Between East and West, Spain has a special place in the history of relations between the West and the Middle East, since between 711 and 1492 Islam and Arab-Muslim cultures dominated a greater or lesser part of the Iberian Peninsula, known as El Andalus, which is not limited to the territory of present-day Andalusia. Fatma Said has chosen for 6 Iberian canciones, popular melodies by Manuel de Falla, Frederico Garcia Lorca, and Fernando Obradors, and is accompanied by the guitarist Rafael Aguirre.

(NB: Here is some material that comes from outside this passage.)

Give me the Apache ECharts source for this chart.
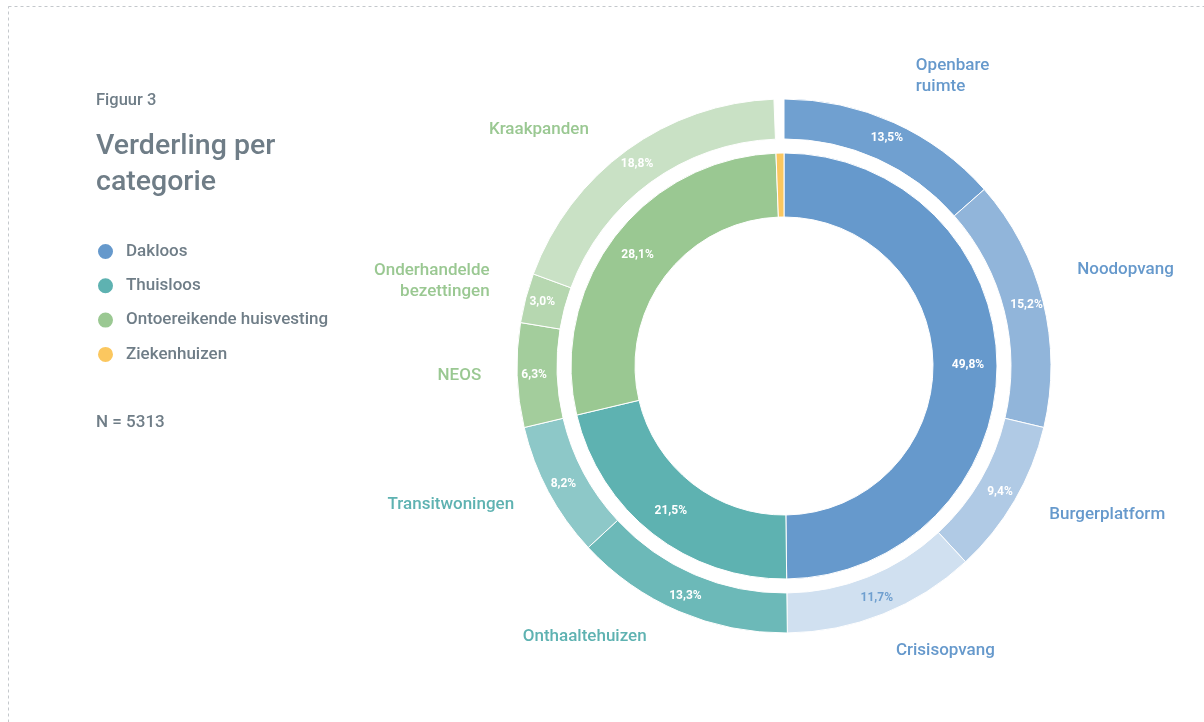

« There is a common popular origin to the melodies composed by Manuel de Falla – Tuosojillos negros (Your Little Black Eyes, 1902), by J. Serrano – La Cancion del ovido (The Goose Inn Song) from the eponymous zarzuela (1916) – and by Obradors (Cantares populares). Within this mosaic, it is undoubtedly the very simple lullaby by Federico Garcia Lorca (poet, musician and folklorist), Nana de Sevilla, that is most moving. Its melancholy spreads with modesty over the heady line of the Andalusian cadenza (four joint notes descending). We appreciate the vocal flexibility of the ornaments in this Hispanic collection. Let’s not forget that they draw on the Andalusian tradition of the cante jondo, itself impacted by oriental vocality … when Spain was at the crossroads of Mediterranean cultures. Interculturality is therefore an integral part of the programme at all levels ». (Sabine Teulon Lardic, Première Loge)
Another beautiful idea of Fatma Said is to record Arabic songs, very famous in the Middle East but little known in the West, and here performed « with a really unusual combo: Tamer Pınarbaşı on kanun, Burcu Karadağ on ney and Itamar Doari on percussion (riq, darbuka, etc.) with jazz pianist Tim Allhoff and jazz bassist Henning Sieverts – one of the pieces even uses a string quartet (the vision string quartet). And the ensemble playing features a lot of improvisation – so it’s more like a unique jazz group that combines my classical voice with jazz musicians in Arabic repertoire. These songs – each of them completely different – are quite famous in the Arab world, but we’re presenting them in a new light. » As Katherine Cooper explains in the introduction to her interview with Said, « the Egyptian soprano Fatma Said has been heavily involved in an Oxford University research-project on music from her home country for several years, and she’s brought the fruits of that work to bear on her debut recording El Nour ». The album features melodies by Lebanese and Egyptian composers such as Gamal Abdel-Rahim (1924-1988), Najib Hankash (who died in 1977) and Sayed Darwish (1892-1923), a selection of melodies that also pays tribute to the Lebanese legend of Arabic song, Fairuz.
This album is a real treat, thanks to a very intelligent and coherent choice of French, Spanish and Arabic melodies, including both well-known tunes and rarities to be discovered. The success of this album is also due to the quality of the performers, first and foremost the soprano Fatma Said, whose crystalline, supple and luminous voice, storytelling skills and musical intelligence are a delight. This first album is a good omen for the future of this young singer, who, far from answering the sirens of media coverage, has taken the time to build this superb album with patience and reflection.